From: "C. Barton Crattie" Bart_NilesSurvey@comcast.net
Thanks for the suggestions.
From: "Don Snoddy" ddsnoddy@gmail.com
The more research is done the more Dodge seemed to very much enjoy outliving and outlying his life. Because his handwriting is so bad no one seems to want to go to Des Moines and use his original correspondence files. It seems fairly clear that when Lincoln was in Council Bluffs in 1859 Dodge wasn't, but you wouldn't know it to read the autobiography. ...
—Don
From: kylewyatt@aol.com
The California State Railroad Museum has the original Central Pacific RR vouchers, which detail all the purchases of equipment and supplies, plus the billed time for the individual employees in the various survey parties, for the surveying. There is a great deal of information that could be extracted from this source about the surveying.
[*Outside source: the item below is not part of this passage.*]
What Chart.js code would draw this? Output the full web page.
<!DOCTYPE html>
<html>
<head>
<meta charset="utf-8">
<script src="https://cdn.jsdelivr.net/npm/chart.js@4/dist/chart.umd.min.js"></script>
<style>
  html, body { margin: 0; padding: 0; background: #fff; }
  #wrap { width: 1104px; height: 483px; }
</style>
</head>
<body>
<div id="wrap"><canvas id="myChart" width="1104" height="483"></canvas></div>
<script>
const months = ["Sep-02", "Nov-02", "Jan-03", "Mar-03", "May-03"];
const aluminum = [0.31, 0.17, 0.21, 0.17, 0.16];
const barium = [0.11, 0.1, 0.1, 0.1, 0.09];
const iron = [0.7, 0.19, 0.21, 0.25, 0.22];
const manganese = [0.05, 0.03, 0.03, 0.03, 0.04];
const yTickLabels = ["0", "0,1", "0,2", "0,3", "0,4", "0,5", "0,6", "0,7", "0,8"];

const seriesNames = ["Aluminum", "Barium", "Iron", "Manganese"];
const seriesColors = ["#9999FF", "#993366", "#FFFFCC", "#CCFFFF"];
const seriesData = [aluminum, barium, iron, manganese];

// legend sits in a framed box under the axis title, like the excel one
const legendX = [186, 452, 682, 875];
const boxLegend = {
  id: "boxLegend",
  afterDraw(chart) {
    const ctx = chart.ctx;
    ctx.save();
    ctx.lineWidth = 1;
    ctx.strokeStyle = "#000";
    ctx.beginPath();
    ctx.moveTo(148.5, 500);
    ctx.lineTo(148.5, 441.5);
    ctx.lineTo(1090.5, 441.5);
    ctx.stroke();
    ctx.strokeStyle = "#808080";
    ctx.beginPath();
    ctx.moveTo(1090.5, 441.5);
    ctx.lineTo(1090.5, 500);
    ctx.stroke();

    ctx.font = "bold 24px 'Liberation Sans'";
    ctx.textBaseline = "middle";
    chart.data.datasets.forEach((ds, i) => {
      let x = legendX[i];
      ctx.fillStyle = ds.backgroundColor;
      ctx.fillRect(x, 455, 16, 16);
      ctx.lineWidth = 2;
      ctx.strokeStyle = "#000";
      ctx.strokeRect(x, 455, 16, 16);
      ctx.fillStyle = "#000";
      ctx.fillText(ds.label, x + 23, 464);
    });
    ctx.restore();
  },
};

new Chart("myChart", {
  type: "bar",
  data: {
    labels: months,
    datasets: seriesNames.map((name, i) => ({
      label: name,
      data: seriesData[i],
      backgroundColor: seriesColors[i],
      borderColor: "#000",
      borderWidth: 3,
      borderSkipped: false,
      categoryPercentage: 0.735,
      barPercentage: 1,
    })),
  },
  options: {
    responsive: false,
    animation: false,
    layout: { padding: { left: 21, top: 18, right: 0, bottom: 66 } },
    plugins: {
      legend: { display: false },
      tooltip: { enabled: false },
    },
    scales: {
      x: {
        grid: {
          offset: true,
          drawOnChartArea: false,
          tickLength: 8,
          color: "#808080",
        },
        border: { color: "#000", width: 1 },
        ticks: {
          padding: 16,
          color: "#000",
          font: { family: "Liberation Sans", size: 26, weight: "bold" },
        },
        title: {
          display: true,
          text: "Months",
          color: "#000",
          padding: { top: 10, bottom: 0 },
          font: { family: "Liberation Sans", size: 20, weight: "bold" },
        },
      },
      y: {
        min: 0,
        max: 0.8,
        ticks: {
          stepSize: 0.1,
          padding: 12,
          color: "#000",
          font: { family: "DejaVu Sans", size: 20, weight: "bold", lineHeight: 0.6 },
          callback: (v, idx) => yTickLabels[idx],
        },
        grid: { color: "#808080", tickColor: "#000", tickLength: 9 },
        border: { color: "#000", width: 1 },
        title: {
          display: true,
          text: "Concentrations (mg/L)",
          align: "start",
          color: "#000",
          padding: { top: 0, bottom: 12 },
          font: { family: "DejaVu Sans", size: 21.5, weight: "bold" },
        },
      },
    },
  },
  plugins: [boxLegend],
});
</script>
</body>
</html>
There are also various accounts and memoirs written by several members of survey crews over the years. Some are written shortly after events occurred; others were written in much later years.
—Kyle Wyatt
From: "Wendell Huffman" wendellhuffman@hotmail.com
Richard V. Francaviglia's Over the Range: A History of the Promontory Summit Route of the Pacific Railroad has some wonderful excerpts from surveyor's James Henry Martineau's journal.
—Wendell
From: "Wendell Huffman" wendellhuffman@hotmail.com
The typical CPRR approach would have been to allow a private individual to erect and operate the facility on railroad property – all on a handshake. There has been some discussion of that on the CPRR Discussion Group, and a description of that process in one of the "memoir" material provided by Lynn Farrar.
From: Hsweetser@aol.com
What facility is "the facility?"
And what does the above statement have to do with the original question about early railroad surveys?